One of the places in town where we enjoyed eating breakfast was the Village Deli, which during the normal work week is so busy that people stand in line outside it, waiting to be served. Inside the restaurant is a sign reminding people that “Eat & Get Out Specials” are available. For two mornings in a row, I enjoyed a tasty buttermilk waffle, dotted with strawberries and sprinkled with walnuts, drenched in maple syrup. Yum! I ate it so quickly that I forgot to take a photo, but John snapped a picture of me, and you can see that I am more than satisfied with my breakfast.
For his part, John learned a new term in Bloomfield, yarn bombing, when we visited Yarns Unlimited on Walnut Street and he saw a tree outside the shop, garbed in crocheted and knitted blocks of colorful yarn.

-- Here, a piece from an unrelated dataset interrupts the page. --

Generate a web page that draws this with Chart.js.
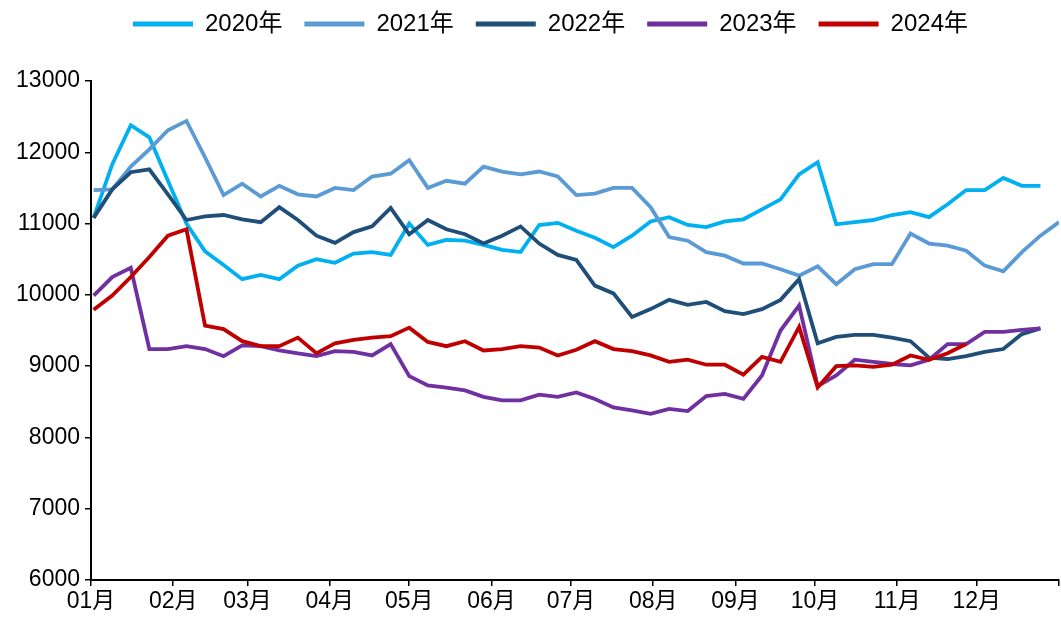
<!DOCTYPE html>
<html>
<head>
<meta charset="utf-8">
<script src="https://cdn.jsdelivr.net/npm/chart.js@4.4.1/dist/chart.umd.min.js"></script>
<style>
  html, body { margin: 0; padding: 0; background: #fff; }
  canvas { display: block; }
</style>
</head>
<body>
<canvas id="priceChart" width="1061" height="623"></canvas>
<script>
// week positions (day of year) and month ticks
const weekDays = [1, 8, 15, 22, 29, 36, 43, 50, 57, 64, 71, 78, 85, 92, 99, 106, 113, 120, 127, 134,
    141, 148, 155, 162, 169, 176, 183, 190, 197, 204, 211, 218, 225, 232, 239, 246, 253, 260, 267,
    274, 281, 288, 295, 302, 309, 316, 323, 330, 337, 344, 351, 358, 365];
const monthStarts = [0, 31, 59, 90, 120, 151, 181, 212, 243, 273, 304, 334, 365];
const monthLabels = ['01月', '02月', '03月', '04月', '05月', '06月', '07月', '08月', '09月', '10月', '11月', '12月', ''];

const yearNames = ['2020年', '2021年', '2022年', '2023年', '2024年'];
const yearColors = ['#00B0F0', '#5B9BD5', '#1F4E79', '#7030A0', '#C00000'];

const v2020 = [11080, 11830, 12380, 12210, 11600, 11000, 10610, 10420, 10220, 10280, 10220, 10410, 10500, 10450,
    10580, 10600, 10560, 11000, 10700, 10770, 10760, 10700, 10630, 10600, 10980, 11010, 10900,
    10800, 10670, 10830, 11030, 11090, 10980, 10950, 11030, 11060, 11200, 11340, 11690, 11860,
    10990, 11020, 11050, 11120, 11160, 11090, 11270, 11470, 11470, 11640, 11530, 11530];
const v2021 = [11470, 11480, 11800, 12040, 12310, 12440, 11930, 11400, 11560, 11380, 11530, 11410, 11380, 11500,
    11470, 11660, 11700, 11890, 11500, 11600, 11560, 11800, 11730, 11690, 11730, 11660, 11400,
    11420, 11500, 11500, 11230, 10810, 10760, 10600, 10550, 10440, 10440, 10360, 10270, 10400,
    10150, 10360, 10430, 10430, 10860, 10720, 10690, 10620, 10410, 10330, 10600, 10830, 11020];
const v2022 = [11080, 11480, 11720, 11760, 11410, 11050, 11100, 11120, 11060, 11020, 11230, 11050, 10830, 10730,
    10880, 10960, 11220, 10850, 11050, 10920, 10850, 10720, 10830, 10960, 10720, 10560, 10490,
    10130, 10020, 9690, 9800, 9930, 9860, 9900, 9770, 9730, 9800, 9930, 10220, 9320,
    9410, 9440, 9440, 9400, 9350, 9120, 9100, 9140, 9200, 9240, 9450, 9530];
const v2023 = [9990, 10250, 10380, 9240, 9240, 9280, 9240, 9140, 9290, 9280, 9220, 9180, 9140, 9210,
    9200, 9150, 9310, 8860, 8730, 8700, 8660, 8570, 8520, 8520, 8600, 8570, 8630,
    8540, 8420, 8380, 8330, 8400, 8370, 8580, 8610, 8540, 8870, 9500, 9850, 8720,
    8870, 9090, 9060, 9030, 9010, 9090, 9310, 9310, 9480, 9480, 9510, 9530];
const v2024 = [9790, 9990, 10250, 10530, 10830, 10920, 9570, 9520, 9350, 9280, 9280, 9400, 9180, 9320,
    9370, 9400, 9420, 9540, 9340, 9280, 9350, 9220, 9240, 9280, 9260, 9150, 9230,
    9350, 9240, 9210, 9150, 9060, 9090, 9020, 9020, 8880, 9130, 9060, 9550, 8700,
    9000, 9010, 8990, 9020, 9150, 9090, 9180, 9310];

const yTicks = [6000, 7000, 8000, 9000, 10000, 11000, 12000, 13000];

const FONT = "'Liberation Sans', Arial, 'Noto Sans CJK SC', sans-serif";

function toPoints(values) {
    return values.map((v, i) => ({ x: weekDays[i], y: v }));
}

// legend: fixed height so the plot starts at the 13000 line, row nudged right
const legendBox = {
    id: 'legendBox',
    afterInit(chart) {
        const legend = chart.legend;
        const fit = legend.fit;
        legend.fit = function () {
            fit.call(this);
            this.height = 91;
        };
    },
    afterLayout(chart) {
        chart.legend.left += 40;
    }
};

const series = [v2020, v2021, v2022, v2023, v2024];

new Chart(document.getElementById('priceChart'), {
    type: 'line',
    data: {
        datasets: series.map((values, i) => ({
            label: yearNames[i],
            data: toPoints(values),
            borderColor: yearColors[i],
            backgroundColor: yearColors[i],
            borderWidth: 3.8,
            pointRadius: 0,
            tension: 0,
            order: series.length - i
        }))
    },
    options: {
        responsive: false,
        animation: false,
        layout: {
            padding: { top: -10, left: 0, right: 0, bottom: 0 }
        },
        plugins: {
            legend: {
                position: 'top',
                labels: {
                    boxWidth: 60,
                    boxHeight: 5,
                    padding: 22,
                    color: '#000',
                    font: { family: FONT, size: 24 },
                    sort: (a, b) => a.datasetIndex - b.datasetIndex,
                    generateLabels: (chart) => chart.data.datasets.map((ds, i) => ({
                        text: ds.label,
                        fillStyle: ds.borderColor,
                        strokeStyle: ds.borderColor,
                        lineWidth: 0,
                        datasetIndex: i
                    }))
                }
            },
            tooltip: { enabled: false }
        },
        scales: {
            x: {
                type: 'linear',
                min: 0,
                max: 365,
                afterBuildTicks: (scale) => {
                    scale.ticks = monthStarts.map(v => ({ value: v }));
                },
                afterFit: (scale) => { scale.height = 43; },
                ticks: {
                    autoSkip: false,
                    maxRotation: 0,
                    padding: 2,
                    color: '#000',
                    font: { family: FONT, size: 23 },
                    callback: (value, index) => monthLabels[index]
                },
                grid: {
                    drawOnChartArea: false,
                    drawTicks: true,
                    tickLength: 6,
                    color: '#000',
                    lineWidth: 1.5
                },
                border: { color: '#000', width: 2 }
            },
            y: {
                min: 6000,
                max: 13000,
                afterBuildTicks: (scale) => {
                    scale.ticks = yTicks.map(v => ({ value: v }));
                },
                afterFit: (scale) => { scale.width = 91; },
                ticks: {
                    padding: 5,
                    color: '#000',
                    font: { family: FONT, size: 23 },
                    callback: (value) => String(value)
                },
                grid: {
                    drawOnChartArea: false,
                    drawTicks: true,
                    tickLength: 6,
                    color: '#000',
                    lineWidth: 1.5
                },
                border: { color: '#000', width: 2 }
            }
        }
    },
    plugins: [legendBox]
});
</script>
</body>
</html>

Before we headed out of town for the final leg of our journey home to Des Moines, I persuaded John to stop at The Hidden Closet on East Kirkwood Avenue. It was the sign itself that convinced me to enter the store. “Gild your lily and your pad,” read the sign, and in smaller print another sign announced, “Semi-scientific studies suggest that people who shop at The Hidden Closet are above average in every way.” How could I resist entering?
The owner of what turned out to be a vintage and consigned goods shop told us that the lady pictured on the sign is her alter ego. She grew up in the Bloomington area, but often visits the Southwest. As a result, her shop includes native American jewelry of truly exceptional craftsmanship. John located a lovely dragonfly pin for me, as well as a 1930s-era floral brooch that is probably resin, but looks a lot like ivory.
On our way home to Des Moines, the skies darkened and our smart phones kept sending us flood and severe thunderstorm warnings. Apparently, we missed most of the bad weather while we were away, but were greeted by rain as we entered the outskirts of Urbandale, where we live. That’s not a bad photo below, by the way, but instead what hard rain looks like from a moving car when you snap a picture!
Our next trip will involve a cabin retreat at Backbone State Park, but that’s another story. Meanwhile, I have lots of laundry to wash! Thanks for letting me share our wanderings with you.